— START OF Information shown —

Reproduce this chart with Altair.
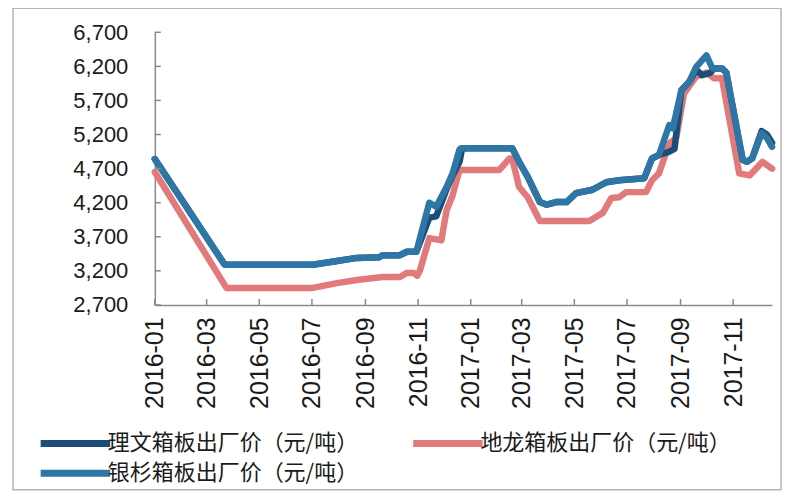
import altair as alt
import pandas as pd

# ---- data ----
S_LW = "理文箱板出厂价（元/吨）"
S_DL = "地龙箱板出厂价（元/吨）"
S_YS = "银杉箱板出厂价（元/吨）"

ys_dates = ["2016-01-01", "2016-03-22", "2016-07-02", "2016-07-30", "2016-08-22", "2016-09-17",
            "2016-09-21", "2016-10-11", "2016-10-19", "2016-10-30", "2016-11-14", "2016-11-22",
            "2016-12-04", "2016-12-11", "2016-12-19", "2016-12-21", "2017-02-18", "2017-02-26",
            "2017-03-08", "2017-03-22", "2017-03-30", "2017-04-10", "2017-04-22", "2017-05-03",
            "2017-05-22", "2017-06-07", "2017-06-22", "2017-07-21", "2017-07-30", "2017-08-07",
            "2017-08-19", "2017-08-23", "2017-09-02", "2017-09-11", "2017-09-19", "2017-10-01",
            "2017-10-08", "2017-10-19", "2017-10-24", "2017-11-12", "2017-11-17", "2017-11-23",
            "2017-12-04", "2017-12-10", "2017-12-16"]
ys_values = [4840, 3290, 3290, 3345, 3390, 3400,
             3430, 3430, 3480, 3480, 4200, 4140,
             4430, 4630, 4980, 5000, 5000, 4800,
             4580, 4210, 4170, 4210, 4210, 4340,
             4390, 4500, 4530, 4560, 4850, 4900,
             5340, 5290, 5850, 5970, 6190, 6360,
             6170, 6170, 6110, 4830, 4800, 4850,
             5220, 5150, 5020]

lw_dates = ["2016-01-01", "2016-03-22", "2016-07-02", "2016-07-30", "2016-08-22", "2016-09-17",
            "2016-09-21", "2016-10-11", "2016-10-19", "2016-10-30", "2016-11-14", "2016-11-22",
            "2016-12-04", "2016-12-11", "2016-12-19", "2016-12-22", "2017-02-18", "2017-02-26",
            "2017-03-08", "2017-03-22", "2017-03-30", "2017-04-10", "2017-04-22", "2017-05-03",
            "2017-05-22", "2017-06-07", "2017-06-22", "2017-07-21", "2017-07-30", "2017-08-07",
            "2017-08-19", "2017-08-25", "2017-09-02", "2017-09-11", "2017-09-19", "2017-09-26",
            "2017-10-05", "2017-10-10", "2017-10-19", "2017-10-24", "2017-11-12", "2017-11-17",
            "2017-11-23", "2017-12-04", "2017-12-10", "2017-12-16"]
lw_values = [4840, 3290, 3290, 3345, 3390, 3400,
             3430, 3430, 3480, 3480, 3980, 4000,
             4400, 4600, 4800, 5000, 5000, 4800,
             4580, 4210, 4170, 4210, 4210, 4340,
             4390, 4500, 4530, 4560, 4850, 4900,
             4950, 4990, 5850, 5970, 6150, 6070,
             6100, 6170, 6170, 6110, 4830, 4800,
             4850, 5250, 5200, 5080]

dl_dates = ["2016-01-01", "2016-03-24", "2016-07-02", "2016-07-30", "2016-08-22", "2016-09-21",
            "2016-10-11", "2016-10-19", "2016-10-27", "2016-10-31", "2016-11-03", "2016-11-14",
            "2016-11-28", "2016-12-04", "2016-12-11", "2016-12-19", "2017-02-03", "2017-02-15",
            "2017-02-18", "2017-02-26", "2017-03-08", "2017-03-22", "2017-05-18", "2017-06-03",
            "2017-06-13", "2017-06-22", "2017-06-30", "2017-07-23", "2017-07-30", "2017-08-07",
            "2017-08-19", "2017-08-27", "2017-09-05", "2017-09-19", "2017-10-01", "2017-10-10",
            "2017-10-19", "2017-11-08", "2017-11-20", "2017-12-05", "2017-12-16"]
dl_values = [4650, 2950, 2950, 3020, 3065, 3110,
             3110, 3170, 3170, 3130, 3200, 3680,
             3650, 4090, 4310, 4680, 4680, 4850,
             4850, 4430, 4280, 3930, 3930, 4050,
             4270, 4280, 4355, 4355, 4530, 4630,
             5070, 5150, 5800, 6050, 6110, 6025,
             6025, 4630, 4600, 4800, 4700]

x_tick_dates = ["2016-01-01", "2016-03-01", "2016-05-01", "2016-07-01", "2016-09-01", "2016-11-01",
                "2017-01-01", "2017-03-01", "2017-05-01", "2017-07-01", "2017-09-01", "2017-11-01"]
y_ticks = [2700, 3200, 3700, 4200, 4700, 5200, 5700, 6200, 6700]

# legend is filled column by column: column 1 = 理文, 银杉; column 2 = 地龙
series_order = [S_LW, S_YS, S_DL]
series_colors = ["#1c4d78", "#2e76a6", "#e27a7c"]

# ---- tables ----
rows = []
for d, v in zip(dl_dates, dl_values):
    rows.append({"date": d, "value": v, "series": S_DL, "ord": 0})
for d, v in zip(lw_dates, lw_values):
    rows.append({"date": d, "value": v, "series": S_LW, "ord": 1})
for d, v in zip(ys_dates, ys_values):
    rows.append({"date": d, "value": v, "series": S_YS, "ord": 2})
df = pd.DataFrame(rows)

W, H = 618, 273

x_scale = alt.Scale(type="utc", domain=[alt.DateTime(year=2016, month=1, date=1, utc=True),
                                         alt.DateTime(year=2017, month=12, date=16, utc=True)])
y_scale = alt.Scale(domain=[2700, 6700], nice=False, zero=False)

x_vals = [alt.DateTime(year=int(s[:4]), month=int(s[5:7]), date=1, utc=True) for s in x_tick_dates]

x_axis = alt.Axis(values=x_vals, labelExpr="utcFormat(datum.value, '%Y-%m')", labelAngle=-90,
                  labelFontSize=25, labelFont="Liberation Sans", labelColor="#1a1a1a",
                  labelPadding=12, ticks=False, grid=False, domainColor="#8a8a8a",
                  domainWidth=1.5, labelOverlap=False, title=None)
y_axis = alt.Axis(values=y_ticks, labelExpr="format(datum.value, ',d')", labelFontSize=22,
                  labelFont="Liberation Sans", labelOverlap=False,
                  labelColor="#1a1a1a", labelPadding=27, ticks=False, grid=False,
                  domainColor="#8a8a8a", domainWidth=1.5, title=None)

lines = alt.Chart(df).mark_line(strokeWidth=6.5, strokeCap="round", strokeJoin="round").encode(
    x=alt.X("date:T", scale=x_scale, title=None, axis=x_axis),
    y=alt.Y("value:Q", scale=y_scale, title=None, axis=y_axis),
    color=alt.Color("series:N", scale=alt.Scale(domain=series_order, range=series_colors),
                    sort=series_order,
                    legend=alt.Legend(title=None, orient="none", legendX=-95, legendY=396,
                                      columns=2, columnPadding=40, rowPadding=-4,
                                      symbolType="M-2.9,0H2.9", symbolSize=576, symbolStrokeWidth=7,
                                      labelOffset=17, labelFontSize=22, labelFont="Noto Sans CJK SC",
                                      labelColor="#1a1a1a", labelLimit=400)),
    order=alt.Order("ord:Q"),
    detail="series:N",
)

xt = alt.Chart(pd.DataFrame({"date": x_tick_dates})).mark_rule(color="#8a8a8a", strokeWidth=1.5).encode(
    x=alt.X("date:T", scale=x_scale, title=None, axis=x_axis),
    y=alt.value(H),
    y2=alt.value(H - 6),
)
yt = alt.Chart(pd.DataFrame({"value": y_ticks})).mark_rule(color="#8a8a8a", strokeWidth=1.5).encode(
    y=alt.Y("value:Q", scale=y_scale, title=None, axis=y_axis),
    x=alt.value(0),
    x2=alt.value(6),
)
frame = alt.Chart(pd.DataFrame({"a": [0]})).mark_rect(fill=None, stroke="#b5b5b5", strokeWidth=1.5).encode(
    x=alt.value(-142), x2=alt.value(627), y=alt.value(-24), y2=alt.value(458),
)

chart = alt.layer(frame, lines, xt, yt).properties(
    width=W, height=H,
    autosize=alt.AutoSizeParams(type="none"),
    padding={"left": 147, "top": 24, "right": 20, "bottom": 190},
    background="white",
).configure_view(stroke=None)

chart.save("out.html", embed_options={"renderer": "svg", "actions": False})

— END OF Information shown —

■ **Your instructions**:
Reproduce the material above from its first line through the line containing "5220, 5150, 5020]", both ends included, and skip every picture.

■ **The completed task**:
Reproduce this chart with Altair.
import altair as alt
import pandas as pd

# ---- data ----
S_LW = "理文箱板出厂价（元/吨）"
S_DL = "地龙箱板出厂价（元/吨）"
S_YS = "银杉箱板出厂价（元/吨）"

ys_dates = ["2016-01-01", "2016-03-22", "2016-07-02", "2016-07-30", "2016-08-22", "2016-09-17",
            "2016-09-21", "2016-10-11", "2016-10-19", "2016-10-30", "2016-11-14", "2016-11-22",
            "2016-12-04", "2016-12-11", "2016-12-19", "2016-12-21", "2017-02-18", "2017-02-26",
            "2017-03-08", "2017-03-22", "2017-03-30", "2017-04-10", "2017-04-22", "2017-05-03",
            "2017-05-22", "2017-06-07", "2017-06-22", "2017-07-21", "2017-07-30", "2017-08-07",
            "2017-08-19", "2017-08-23", "2017-09-02", "2017-09-11", "2017-09-19", "2017-10-01",
            "2017-10-08", "2017-10-19", "2017-10-24", "2017-11-12", "2017-11-17", "2017-11-23",
            "2017-12-04", "2017-12-10", "2017-12-16"]
ys_values = [4840, 3290, 3290, 3345, 3390, 3400,
             3430, 3430, 3480, 3480, 4200, 4140,
             4430, 4630, 4980, 5000, 5000, 4800,
             4580, 4210, 4170, 4210, 4210, 4340,
             4390, 4500, 4530, 4560, 4850, 4900,
             5340, 5290, 5850, 5970, 6190, 6360,
             6170, 6170, 6110, 4830, 4800, 4850,
             5220, 5150, 5020]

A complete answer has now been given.